7. This term -coined by urbanista Elena Pascolo - is a combination of the word Telenovela (soap opera) and Favela (shanty town). It makes reference to social and spatial mechanisms for exchange across polarised territories and lifeworlds.
8. “Los Ricos También Lloran” (The Rich also Cry) was a Mexican soap opera of 1979 starting superstar Verónica Castro. It was exported to 150 countries, including the USSR and China.
9. “The Art’s World New Darling” was an express exhibition which took place on November 1st 2002 at Patricia Sloane’s Gallery in México City, and was co-curated by Magalí Arriola, Cuauhtémoc Medina and Olivier Debroise.
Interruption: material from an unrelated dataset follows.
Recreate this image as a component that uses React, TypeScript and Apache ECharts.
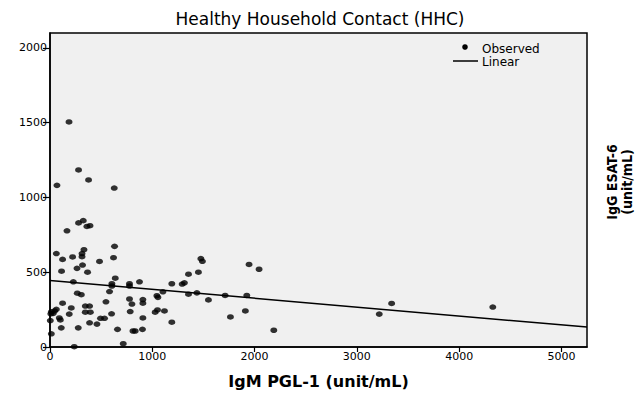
import React, { useEffect, useRef } from "react";
import * as echarts from "echarts";

// IgM PGL-1 (unit/mL) of each observed contact
const igmPgl1 = [
  186, 279, 377, 68, 628, 279, 325, 361, 391, 166,
  62, 123, 221, 313, 313, 332, 631, 484, 621, 113,
  264, 318, 367, 228, 638, 605, 605, 777, 777, 875,
  267, 306, 582, 547, 777, 801, 908, 908, 123, 208,
  62, 45, 13, 32, 8, 345, 387, 345, 394, 188,
  602, 784, 908, 91, 101, 3, 494, 533, 387, 459,
  110, 276, 660, 811, 833, 904, 13, 237, 716, 1028,
  1051, 1119, 1191, 1045, 1055, 1104, 1191, 1292, 1314, 1354,
  1451, 1475, 1490, 1354, 1436, 1549, 1712, 1764, 1924, 1910,
  1946, 2044, 2188, 3340, 3219, 4329,
];
// IgG ESAT-6 (unit/mL) of the same contacts
const iggEsat6 = [
  1505, 1184, 1117, 1081, 1063, 830, 845, 806, 811, 777,
  625, 586, 602, 625, 604, 651, 673, 572, 597, 507,
  526, 548, 500, 436, 460, 423, 408, 423, 408, 436,
  360, 350, 371, 302, 321, 287, 317, 293, 293, 261,
  252, 241, 235, 225, 222, 274, 274, 233, 233, 220,
  222, 237, 194, 194, 181, 177, 192, 192, 162, 153,
  128, 128, 118, 107, 107, 118, 88, 2, 22, 233,
  248, 241, 166, 343, 332, 369, 423, 421, 429, 487,
  500, 591, 573, 353, 362, 315, 345, 201, 345, 241,
  552, 520, 112, 291, 220, 267,
];
// Linear fit
const fitIntercept = 445;
const fitSlope = -0.0594;

const xTicks = [0, 1000, 2000, 3000, 4000, 5000];
const yTicks = [0, 500, 1000, 1500, 2000];
const xMax = 5250;
const yMax = 2100;

const titleText = "Healthy Household Contact (HHC)";
const xName = "IgM PGL-1 (unit/mL)";
const yNameLines = ["IgG ESAT-6", "(unit/mL)"];
const legendItems = ["Observed", "Linear"];

export default function App() {
  const ref = useRef<HTMLDivElement>(null);
  useEffect(() => {
    if (!ref.current) return;
    const chart = echarts.init(ref.current, null, { renderer: "svg" });
    const points = igmPgl1.map((x, i) => [x, iggEsat6[i]]);
    const fitLine = [0, xMax].map((x) => [x, fitIntercept + fitSlope * x]);
    const tickFont = {
      color: "#000",
      fontFamily: "DejaVu Sans, sans-serif",
      fontSize: 11,
      formatter: (v: number) => String(v),
    };
    chart.setOption({
      animation: false,
      backgroundColor: "#fff",
      title: {
        text: titleText,
        left: 315,
        textAlign: "center",
        top: 5,
        textStyle: { color: "#000", fontFamily: "DejaVu Sans, sans-serif", fontSize: 17, fontWeight: "normal" },
      },
      grid: {
        left: 50,
        right: 55,
        top: 33,
        bottom: 37,
        show: true,
        backgroundColor: "#f0f0f0",
        borderColor: "#000",
        borderWidth: 1.5,
      },
      xAxis: {
        type: "value",
        min: 0,
        max: xMax,
        splitLine: { show: false },
        axisLine: { show: true, lineStyle: { color: "#000", width: 1.5 } },
        axisTick: { show: true, inside: false, length: 5, lineStyle: { color: "#000", width: 1.2 }, customValues: xTicks },
        axisLabel: { ...tickFont, margin: 4, customValues: xTicks },
        name: xName,
        nameLocation: "middle",
        nameGap: 26,
        nameTextStyle: { color: "#000", fontFamily: "DejaVu Sans, sans-serif", fontSize: 16, fontWeight: "bold" },
      },
      yAxis: {
        type: "value",
        min: 0,
        max: yMax,
        splitLine: { show: false },
        axisLine: { show: true, lineStyle: { color: "#000", width: 1.5 } },
        axisTick: { show: true, inside: false, length: 7, lineStyle: { color: "#000", width: 1.2 }, customValues: yTicks },
        axisLabel: { ...tickFont, margin: 3, customValues: yTicks },
      },
      graphic: [
        { type: "circle", shape: { cx: 465, cy: 47, r: 2.8 }, style: { fill: "#000" }, z: 100 },
        {
          type: "text",
          x: 482,
          y: 49,
          style: { text: legendItems[0], fill: "#000", font: "12px 'DejaVu Sans', sans-serif", textVerticalAlign: "middle" },
          z: 100,
        },
        { type: "line", shape: { x1: 453, y1: 61, x2: 478, y2: 61 }, style: { stroke: "#000", lineWidth: 1.5 }, z: 100 },
        {
          type: "text",
          x: 482,
          y: 62,
          style: { text: legendItems[1], fill: "#000", font: "12px 'DejaVu Sans', sans-serif", textVerticalAlign: "middle" },
          z: 100,
        },
        {
          type: "text",
          x: 612,
          y: 182,
          rotation: Math.PI / 2,
          style: {
            text: yNameLines[0],
            fill: "#000",
            font: "bold 14px 'Liberation Sans Narrow', 'DejaVu Sans Condensed', sans-serif",
            textAlign: "center",
            textVerticalAlign: "middle",
          },
        },
        {
          type: "text",
          x: 627,
          y: 182,
          rotation: Math.PI / 2,
          style: {
            text: yNameLines[1],
            fill: "#000",
            font: "bold 14px 'Liberation Sans Narrow', 'DejaVu Sans Condensed', sans-serif",
            textAlign: "center",
            textVerticalAlign: "middle",
          },
        },
      ],
      series: [
        {
          name: legendItems[1],
          type: "line",
          data: fitLine,
          showSymbol: false,
          lineStyle: { color: "#000", width: 1.5 },
          z: 2,
        },
        {
          name: legendItems[0],
          type: "scatter",
          data: points,
          symbol: "circle",
          symbolSize: [7, 5.5],
          itemStyle: { color: "#000" },
          z: 3,
        },
      ],
    });
    return () => chart.dispose();
  }, []);
  return <div ref={ref} style={{ position: "fixed", left: 0, top: 0, width: 642, height: 394 }} />;
}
It was intended as a critique to the commodification of art production from México City by the art world.
10. This is a question asked by Néstor García Canclini in his book Latinoamericanos buscando lugar en este siglo, Paidos, Buenos Aires, 2002 where he examines possible scenarios for Latin America within the current global context.
11. The title of the exhibition To be Political it has to Look Nice comes from a list of 30 possible show titles provided by artist Stefan Brüggemann for the show; other of the titles included were: Tropical Trash, Hot, Hot, Hot, International Look, Reading History Upside Down, 30 Kilos of Cocaine Used to Draw the Lines of a Football Field and Bartender and Curator at the Same Time.